Even if Reagan's advocacy should help push a school-prayer amendment through Congress, however, years could be required before it could amass enough state ratifications to take effect, if indeed it ever did. At least until then, the deciding voice in church-state relations will continue to be that of the Supreme Court. But the accent in the court's voice seems to be changing too, as evidenced by the praise showered on last week's creche decision by some of the conservative religious groups that have long seen the court as their special bugbear.
The case involved Pawtucket's use of public funds ($1,365 initially, $20 a year now) to buy and then reerect annually a creche as part of a Christmas display that also featured such secular holiday symbols as reindeer and a Santa Claus house. Chief Justice Burger, writing for the court majority, found the Nativity scene to be a "passive" symbol and its presence in the display "no more an advancement or endorsement of religion than...the exhibition of literally hundreds of religious paintings in governmentally supported museums." Said Burger: "We are unable to perceive the Archbishop of Canterbury, the Vicar of Rome or other powerful religious leaders" lurking behind the creche.
More significant than the particulars of the case was some of the majority's reasoning. Far from decreeing "complete separation of church and state," Burger wrote, the Constitution "affirmatively mandates accommodation, not merely tolerance, of all religions, and forbids hostility toward any." Religious conservatives were cheered by the role of Justice Sandra Day O'Connor, Reagan's sole appointee to the court, who wrote a concurring opinion asserting, among other things, that the degree of "political divisiveness" caused by a government practice aiding religion was not in itself any guide toward whether that practice fostered an "excessive entanglement" of church and state. Falwell, who originally viewed the appointment of O'Connor as a "disaster," now says it "is the President's No. 1 contribution to religion in this country."

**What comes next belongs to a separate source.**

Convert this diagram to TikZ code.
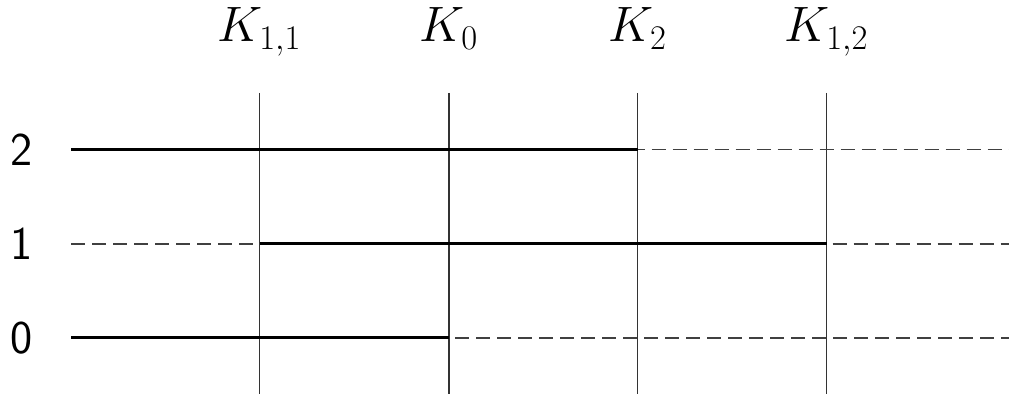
\documentclass[tikz,border=0pt]{standalone}
\begin{document}
\begin{tikzpicture}[x=0.5pt,y=-0.5pt,
  vline/.style={line width=0.55pt, black!80},
  solidseg/.style={line width=1.5pt, black},
  dashseg/.style={line width=0.6pt, black!75, dash pattern=on 7pt off 3.5pt},
  klabel/.style={anchor=base, font=\fontsize{23.5}{28}\selectfont},
  rlabel/.style={anchor=center, font=\fontsize{23.5}{28}\selectfont\sffamily}]
\useasboundingbox (0,0) rectangle (1009,394);
% columns
\foreach \n/\x in {a/259.7, b/449, c/637.7, d/826.7}{
  \coordinate (\n top) at (\x,93);
  \coordinate (\n bot) at (\x,394);
}
\node[klabel] (ka) at (259.7,42) {$K_{1,1}$};
\node[klabel] (kb) at (449,42) {$K_0$};
\node[klabel] (kc) at (637.7,42) {$K_2$};
\node[klabel] (kd) at (826.7,42) {$K_{1,2}$};
\foreach \n in {a,b,c,d}{ \draw[vline] (\n top) -- (\n bot); }
% rows
\node[rlabel] (r2) at (22,150) {2};
\node[rlabel] (r1) at (22,244) {1};
\node[rlabel] (r0) at (22,338) {0};
\foreach \r/\y in {2/149.5, 1/244, 0/338}{
  \coordinate (s\r) at (71,\y);
  \coordinate (e\r) at (1009,\y);
  \coordinate (a\r) at (259.7,\y);
  \coordinate (b\r) at (449,\y);
  \coordinate (c\r) at (637.7,\y);
  \coordinate (d\r) at (826.7,\y);
}
% row 2
\draw[solidseg] (s2) -- (c2);
\draw[dashseg, dash phase=-7pt] (c2) -- (e2);
% row 1
\draw[dashseg] (s1) -- (a1);
\draw[solidseg] (a1) -- (d1);
\draw[dashseg, dash phase=-3pt] (d1) -- (e1);
% row 0
\draw[solidseg] (s0) -- (b0);
\draw[dashseg, dash phase=-3pt] (b0) -- (e0);
\end{tikzpicture}
\end{document}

The idea that the court majority might now be looking for ways to accommodate religion deeply troubled the four Justices who joined in a stinging dissent, written by William Brennan. He accused the majority of a "careless decision" that failed to apply any consistent reasoning at all. Indeed, Brennan wrote, "it seems the Court is willing to alter its analysis from Term to Term to suit its preferred results." By approving Pawtucket's use of public funds, however minuscule, to display a specifically Christian symbol, Brennan asserted, "the Court takes a long step backwards to the days [in 1892] when Justice [David] Brewer could arrogantly declare for the Court that 'this is a Christian nation.' Those days, I had thought, were forever put behind us..." The ruling that should have accomplished that, said Brennan, was the Supreme Court's original school-prayer decision. But as the current attempt to overturn that decision demonstrates, no church-state issue that arouses popular passion ever seems to be settled once and for all. --By George J. Church. Reported by Anne Constable and Neil MacNeil/ Washington, with other bureaus
* The phrase was first used by President Thomas Jefferson in a letter to the Danbury, Conn., Baptist Association on New Year's Day, 1802.